We can provide economic security by making sure workers get paid a living wage and what they deserve. Americans are working harder and more efficiently than ever, and we must respond by increasing the minimum wage, creating new jobs and protecting the environment with investments in green infrastructure, protecting workers’ rights and workplace safety, and enabling entrepreneurship.
- No American should face pay discrimination based on gender, race, or any other criteria that does not impact job performance and productivity.
- No American worker should have to decide between having a particular job and starting a family. A compassionate economy requires gender pay equity and paid family leave for every worker.
- It’s time to increase the minimum wage to $15/hour and index the minimum wage to cost of living increases. Wages and salaries paid to workers have not kept up with increasing worker productivity. We can help working families achieve economic security by making sure workers get paid for increased efficiency and hard work.
- We must protect gig-economy workers by enacting a Contract Labor Minimum wage of $25/hour. More and more Americans now make ends meet working several minimum wage or gig economy jobs. We must deliver common-sense solutions for these hard-working Americans. In many industries, employers use contract labor that no firm actually employs and take advantage of low-skilled workers and immigrants who have few choices. This includes contract labor in construction, rideshare, freelance writing, and other gig economy jobs.
- We can address climate change more aggressively while supporting American workers by creating millions of new jobs through investments in 21st Century transportation, utility, and green energy infrastructure. As the economy shifts from legacy fossil fuels and manufacturing to more technology-driven jobs we must guarantee retraining and reemployment in a green infrastructure job to workers displaced from obsolete extraction and manufacturing industries.
- Too many American workers depend on their job for health insurance. This limits their ability to seek new opportunities, including a chance to start small businesses. It limits their freedom. This system leaves those without employer health insurance subject to bankruptcy in the event them or a family member falls ill. We can empower American entrepreneurship and protect American working families from bankruptcy due to illness by passing Medicare for All and making sure every American has comprehensive health insurance with no copays, deductibles, or annual or lifetime caps.
- It’s time to protect workers’ rights and by repealing so-called “right-to-work laws” which regulate negotiations between labor and management by tying the hands of workers who want to organize and bargain collectively.. A functional economy requires a labor force that can negotiate with employers on an even playing field.
- US corporations have turned labor into a commodity. At-will employment laws make it possible for employers to ignore the dignity of the human beings who actually do the work. Firms need to have the ability to manage their workforce to meet changing requirements, but workers deserve security as well. We can give them some measure of security by mandating a lump-sum severance package for every worker not fired for cause based on wage or salary and length of service.

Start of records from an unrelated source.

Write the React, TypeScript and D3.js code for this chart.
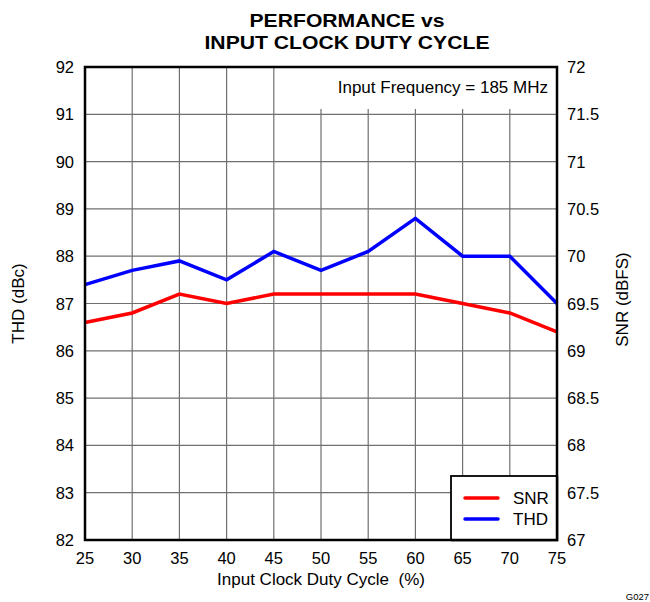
import { useEffect, useRef } from "react";
import * as d3 from "d3";

const dutyCycle = [25, 30, 35, 40, 45, 50, 55, 60, 65, 70, 75];
const thdValues = [87.4, 87.7, 87.9, 87.5, 88.1, 87.7, 88.1, 88.8, 88.0, 88.0, 87.0];
const snrValues = [69.3, 69.4, 69.6, 69.5, 69.6, 69.6, 69.6, 69.6, 69.5, 69.4, 69.2];
const thdTicks = [82, 83, 84, 85, 86, 87, 88, 89, 90, 91, 92];
const snrTicks = [67, 67.5, 68, 68.5, 69, 69.5, 70, 70.5, 71, 71.5, 72];
const seriesNames = ["SNR", "THD"];
const seriesColors = ["#ff0000", "#0000ff"];

function App() {
  const ref = useRef<SVGSVGElement | null>(null);

  useEffect(() => {
    const svg = d3.select(ref.current);
    svg.selectAll("*").remove();

    const left = 85;
    const right = 557;
    const top = 67;
    const bottom = 540;
    const font = "'Liberation Sans', Arial, sans-serif";
    const fs = 16.5;

    const x = d3.scaleLinear().domain([25, 75]).range([left, right]);
    const yL = d3.scaleLinear().domain([82, 92]).range([bottom, top]);
    const yR = d3.scaleLinear().domain([67, 72]).range([bottom, top]);

    svg.append("rect").attr("width", 650).attr("height", 602).attr("fill", "#fff");

    // title (two lines, slightly squeezed so the lines don't touch)
    const titleLines = [
      { text: "PERFORMANCE vs", y: 27, len: 195 },
      { text: "INPUT CLOCK DUTY CYCLE", y: 48.5, len: 285 },
    ];
    titleLines.forEach((t) => {
      svg
        .append("text")
        .attr("x", 347)
        .attr("y", t.y)
        .attr("text-anchor", "middle")
        .attr("font-family", font)
        .attr("font-weight", "bold")
        .attr("font-size", 18.5)
        .attr("textLength", t.len)
        .attr("lengthAdjust", "spacingAndGlyphs")
        .text(t.text);
    });

    // grid
    const grid = svg.append("g").attr("stroke", "#707070").attr("stroke-width", 1.2);
    grid
      .selectAll("line.v")
      .data(dutyCycle.slice(1, -1))
      .enter()
      .append("line")
      .attr("x1", (d) => x(d))
      .attr("x2", (d) => x(d))
      .attr("y1", top)
      .attr("y2", bottom);
    grid
      .selectAll("line.h")
      .data(thdTicks.slice(1, -1))
      .enter()
      .append("line")
      .attr("x1", left)
      .attr("x2", right)
      .attr("y1", (d) => yL(d))
      .attr("y2", (d) => yL(d));

    // annotation box
    svg
      .append("rect")
      .attr("x", x(45) + 1.5)
      .attr("y", top)
      .attr("width", right - x(45) - 1.5)
      .attr("height", 42)
      .attr("fill", "#fff");
    svg
      .append("text")
      .attr("x", right - 9)
      .attr("y", 93)
      .attr("text-anchor", "end")
      .attr("font-family", font)
      .attr("font-size", 17)
      .text("Input Frequency = 185 MHz");

    // series
    const lineThd = d3
      .line<number>()
      .x((_, i) => x(dutyCycle[i]))
      .y((d) => yL(d));
    const lineSnr = d3
      .line<number>()
      .x((_, i) => x(dutyCycle[i]))
      .y((d) => yR(d));

    svg
      .append("path")
      .datum(snrValues)
      .attr("d", lineSnr)
      .attr("fill", "none")
      .attr("stroke", seriesColors[0])
      .attr("stroke-width", 3.5);
    svg
      .append("path")
      .datum(thdValues)
      .attr("d", lineThd)
      .attr("fill", "none")
      .attr("stroke", seriesColors[1])
      .attr("stroke-width", 3.5);

    // frame
    svg
      .append("rect")
      .attr("x", left)
      .attr("y", top)
      .attr("width", right - left)
      .attr("height", bottom - top)
      .attr("fill", "none")
      .attr("stroke", "#000")
      .attr("stroke-width", 2.5);

    // left axis labels
    svg
      .append("g")
      .selectAll("text")
      .data(thdTicks)
      .enter()
      .append("text")
      .attr("x", left - 11)
      .attr("y", (d) => yL(d) + 6)
      .attr("text-anchor", "end")
      .attr("font-family", font)
      .attr("font-size", fs)
      .text((d) => d);

    // right axis labels
    svg
      .append("g")
      .selectAll("text")
      .data(snrTicks)
      .enter()
      .append("text")
      .attr("x", right + 10)
      .attr("y", (d) => yR(d) + 6)
      .attr("text-anchor", "start")
      .attr("font-family", font)
      .attr("font-size", fs)
      .text((d) => d);

    // x axis labels
    svg
      .append("g")
      .selectAll("text")
      .data(dutyCycle)
      .enter()
      .append("text")
      .attr("x", (d) => x(d))
      .attr("y", bottom + 24)
      .attr("text-anchor", "middle")
      .attr("font-family", font)
      .attr("font-size", fs)
      .text((d) => d);

    svg
      .append("text")
      .attr("x", 321)
      .attr("y", 585)
      .attr("text-anchor", "middle")
      .attr("font-family", font)
      .attr("font-size", 17)
      .attr("xml:space", "preserve")
      .style("white-space", "pre")
      .text("Input Clock Duty Cycle  (%)");

    svg
      .append("text")
      .attr("transform", `translate(24,${(top + bottom) / 2}) rotate(-90)`)
      .attr("text-anchor", "middle")
      .attr("font-family", font)
      .attr("font-size", 17)
      .text("THD (dBc)");

    svg
      .append("text")
      .attr("transform", `translate(628,${(top + bottom) / 2 - 4}) rotate(-90)`)
      .attr("text-anchor", "middle")
      .attr("font-family", font)
      .attr("font-size", 17)
      .text("SNR (dBFS)");

    // legend
    const lg = svg.append("g");
    lg.append("rect")
      .attr("x", 451)
      .attr("y", 476)
      .attr("width", right - 451)
      .attr("height", bottom - 476)
      .attr("fill", "#fff")
      .attr("stroke", "#000")
      .attr("stroke-width", 1.8);
    seriesNames.forEach((name, i) => {
      const ly = 498 + i * 21;
      lg.append("line")
        .attr("x1", 465)
        .attr("x2", 498)
        .attr("y1", ly)
        .attr("y2", ly)
        .attr("stroke", seriesColors[i])
        .attr("stroke-width", 3.5)
        .attr("stroke-linecap", "round");
      lg.append("text")
        .attr("x", 513)
        .attr("y", ly + 6)
        .attr("font-family", font)
        .attr("font-size", 17)
        .text(name);
    });
    // redraw frame edges over legend
    svg
      .append("path")
      .attr("d", `M451,${bottom}H${right}V476`)
      .attr("fill", "none")
      .attr("stroke", "#000")
      .attr("stroke-width", 2.5);

    svg
      .append("text")
      .attr("x", 649)
      .attr("y", 600)
      .attr("text-anchor", "end")
      .attr("font-family", font)
      .attr("font-size", 9.5)
      .text("G027");
  }, []);

  return (
    <svg
      ref={ref}
      width={650}
      height={602}
      style={{ position: "absolute", left: 0, top: 0, display: "block" }}
    />
  );
}

export default App;
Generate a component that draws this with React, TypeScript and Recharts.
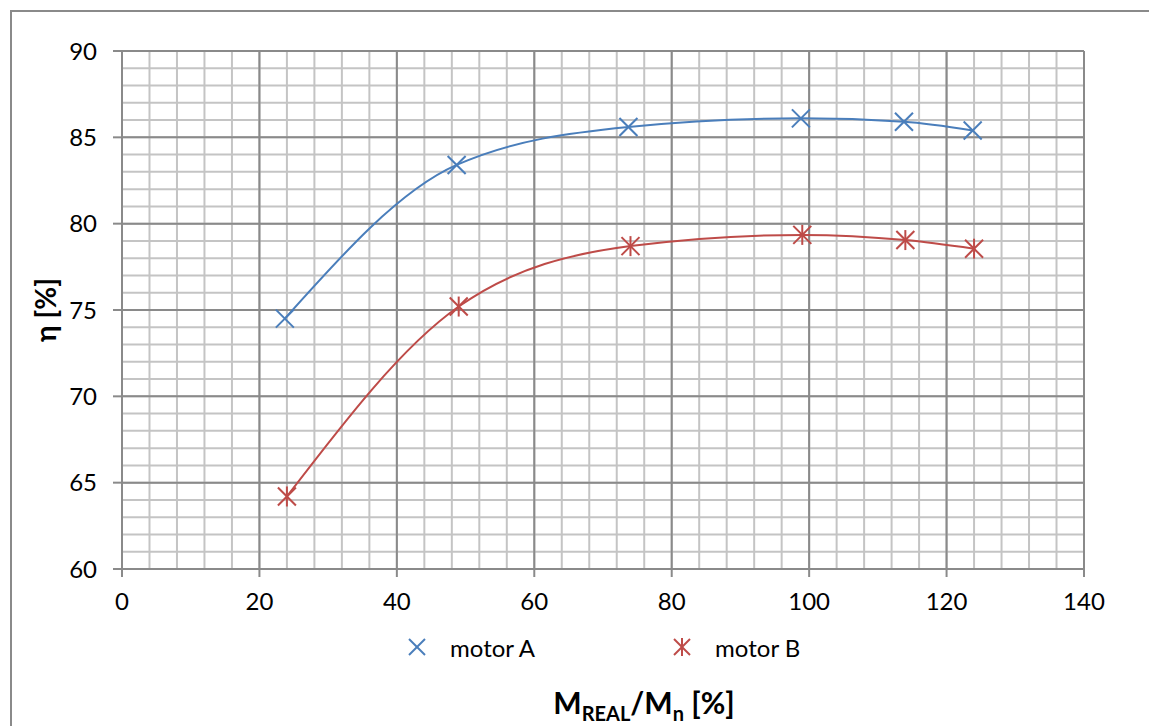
import React from "react"
import { ComposedChart, Line, XAxis, YAxis, CartesianGrid } from "recharts"

const loadA = [23.7, 48.7, 73.7, 98.8, 113.8, 123.8]
const effA = [74.5, 83.4, 85.6, 86.1, 85.9, 85.4]
const loadB = [24, 49, 74, 99, 114, 124]
const effB = [64.2, 75.2, 78.7, 79.35, 79.05, 78.55]

const xTicks = [0, 20, 40, 60, 80, 100, 120, 140]
const yTicks = [60, 65, 70, 75, 80, 85, 90]
const xMinor = Array.from({ length: 36 }, (_, i) => i * 4)
const yMinor = Array.from({ length: 31 }, (_, i) => 60 + i)

const seriesA = loadA.map((x, i) => ({ load: x, eff: effA[i] }))
const seriesB = loadB.map((x, i) => ({ load: x, eff: effB[i] }))

const BLUE = "#4a7ebb"
const RED = "#be4b48"
const FONT = "Lato, 'Open Sans', sans-serif"

const CrossMark = ({ cx, cy, color, r = 9 }: any) => (
  <g stroke={color} strokeWidth={2} fill="none">
    <line x1={cx - r} y1={cy - r} x2={cx + r} y2={cy + r} />
    <line x1={cx - r} y1={cy + r} x2={cx + r} y2={cy - r} />
  </g>
)

const StarMark = ({ cx, cy, color, r = 9 }: any) => (
  <g stroke={color} strokeWidth={2} fill="none">
    <line x1={cx - r} y1={cy - r} x2={cx + r} y2={cy + r} />
    <line x1={cx - r} y1={cy + r} x2={cx + r} y2={cy - r} />
    <line x1={cx} y1={cy - r - 1} x2={cx} y2={cy + r + 1} />
  </g>
)

const YTitle = ({ viewBox }: any) => {
  const cx = viewBox.x + 46
  const cy = viewBox.y + viewBox.height / 2
  return (
    <text
      x={cx}
      y={cy}
      dy="0.35em"
      textAnchor="middle"
      transform={`rotate(-90, ${cx}, ${cy})`}
      fontFamily={FONT}
      fontWeight="bold"
      fontSize={28}
      fill="#000"
    >
      η [%]
    </text>
  )
}

const XTitle = ({ viewBox }: any) => {
  const cx = viewBox.x + viewBox.width / 2 + 41
  return (
    <text x={cx} y={714} textAnchor="middle" fontFamily={FONT} fontWeight="bold" fontSize={30} fill="#000">
      M
      <tspan fontSize={20} dy={7}>REAL</tspan>
      <tspan dy={-7}>/M</tspan>
      <tspan fontSize={20} dy={7}>n</tspan>
      <tspan dy={-7}> [%]</tspan>
    </text>
  )
}

// minor grid positions through the axis scale (fallback: linear over the plot box)
const minorX = ({ xAxis, offset }: any) =>
  xMinor.map((v) =>
    xAxis && typeof xAxis.scale === "function" ? xAxis.scale(v) : offset.left + (v / 140) * offset.width
  )
const minorY = ({ yAxis, offset }: any) =>
  yMinor.map((v) =>
    yAxis && typeof yAxis.scale === "function"
      ? yAxis.scale(v)
      : offset.top + ((90 - v) / 30) * offset.height
  )

export default function App() {
  return (
    <div style={{ position: "absolute", left: 0, top: 0, width: 1149, height: 726, background: "#fff", overflow: "hidden" }}>
      <div
        style={{
          position: "absolute",
          left: 10,
          top: 10,
          width: 1150,
          height: 760,
          border: "2px solid #8a8a8a",
          boxSizing: "border-box",
        }}
      />
      <div style={{ position: "absolute", left: 0, top: 0 }}>
        <ComposedChart width={1149} height={726} margin={{ top: 51, right: 65, left: 0, bottom: 97 }}>
          <CartesianGrid
            stroke="#c4c4c4"
            strokeWidth={2}
            verticalCoordinatesGenerator={minorX}
            horizontalCoordinatesGenerator={minorY}
          />
          <XAxis
            type="number"
            dataKey="load"
            domain={[0, 140]}
            ticks={xTicks}
            height={60}
            tickSize={8}
            tickMargin={16}
            stroke="#8a8a8a"
            strokeWidth={2}
            tick={{ fill: "#000", fontSize: 24, fontFamily: FONT }}
            label={<XTitle />}
          />
          <YAxis
            type="number"
            domain={[60, 90]}
            ticks={yTicks}
            width={122}
            tickSize={9}
            tickMargin={16}
            stroke="#8a8a8a"
            strokeWidth={2}
            tick={{ fill: "#000", fontSize: 24, fontFamily: FONT }}
            label={<YTitle />}
          />
          <CartesianGrid stroke="#8a8a8a" strokeWidth={2} fill="none" />
          <Line
            data={seriesA}
            dataKey="eff"
            type="monotone"
            stroke={BLUE}
            strokeWidth={2}
            isAnimationActive={false}
            dot={(p: any) => <CrossMark key={`a-${p.index}`} cx={p.cx} cy={p.cy} color={BLUE} />}
            activeDot={false}
          />
          <Line
            data={seriesB}
            dataKey="eff"
            type="monotone"
            stroke={RED}
            strokeWidth={2}
            isAnimationActive={false}
            dot={(p: any) => <StarMark key={`b-${p.index}`} cx={p.cx} cy={p.cy} color={RED} />}
            activeDot={false}
          />
        </ComposedChart>
      </div>
      <div
        style={{
          position: "absolute",
          top: 632,
          left: 400,
          display: "flex",
          alignItems: "center",
          fontFamily: FONT,
          fontSize: 24,
          color: "#000",
        }}
      >
        <svg width={36} height={30}>
          <CrossMark cx={17} cy={15} color={BLUE} r={8} />
        </svg>
        <span style={{ marginLeft: 14 }}>motor A</span>
        <svg width={36} height={30} style={{ marginLeft: 130 }}>
          <StarMark cx={17} cy={15} color={RED} r={8} />
        </svg>
        <span style={{ marginLeft: 14 }}>motor B</span>
      </div>
    </div>
  )
}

Employers must extend health insurance coverage for employees who get coverage through their job for six months or until reemployed.
- Trade agreements like NAFTA do not require worker safety or environmental protections. Foreign companies can provide cheaper labor because they don’t have to comply with American safety regulations. American companies take advantage of lax regulations that put workers in danger. We need to protect American workers from unfair overseas competition by renegotiating trade agreements to include foreign worker protection. It’s time to levy a $10K tax surcharge, that cannot be offset with deductions, on every job corporations ship overseas or eliminate using technology, and use this revenue for retraining displaced workers.
- US tax policy punishes wage labor while protecting investment income from taxes. These policies contribute to income inequality and limit opportunities for Americans who have had no opportunity to build or inherit wealth. Social Security and Medicare payroll taxes are the clearest examples of this problem. Billionaires and members of American’s top 1% must pay their fair share. Our tax policies during the mid-20th century offered a more equitable tax model than the one we have today. We can make tax policy fairer and protect Social Security and Medicare by applying payroll taxes to all forms of income in any amount, including capital gains and other investment income and carried interest. This will lift up small businesses, the middle class, and working families all over the country.
- Every year, almost three million Americans suffer injuries or illness on the job. This includes workplace accidents in manufacturing, construction, and service industry workplaces and first responders exposed to disease and hazardous materials in the course of protecting the rest of us from these dangers. We need to strengthen general workplace safety rules and their enforcement. It’s also time to stop forcing first responders to jump through hoops to demonstrate a workplace connection when they face cancer and other diseases because of exposure to hazardous materials and dangerous chemicals.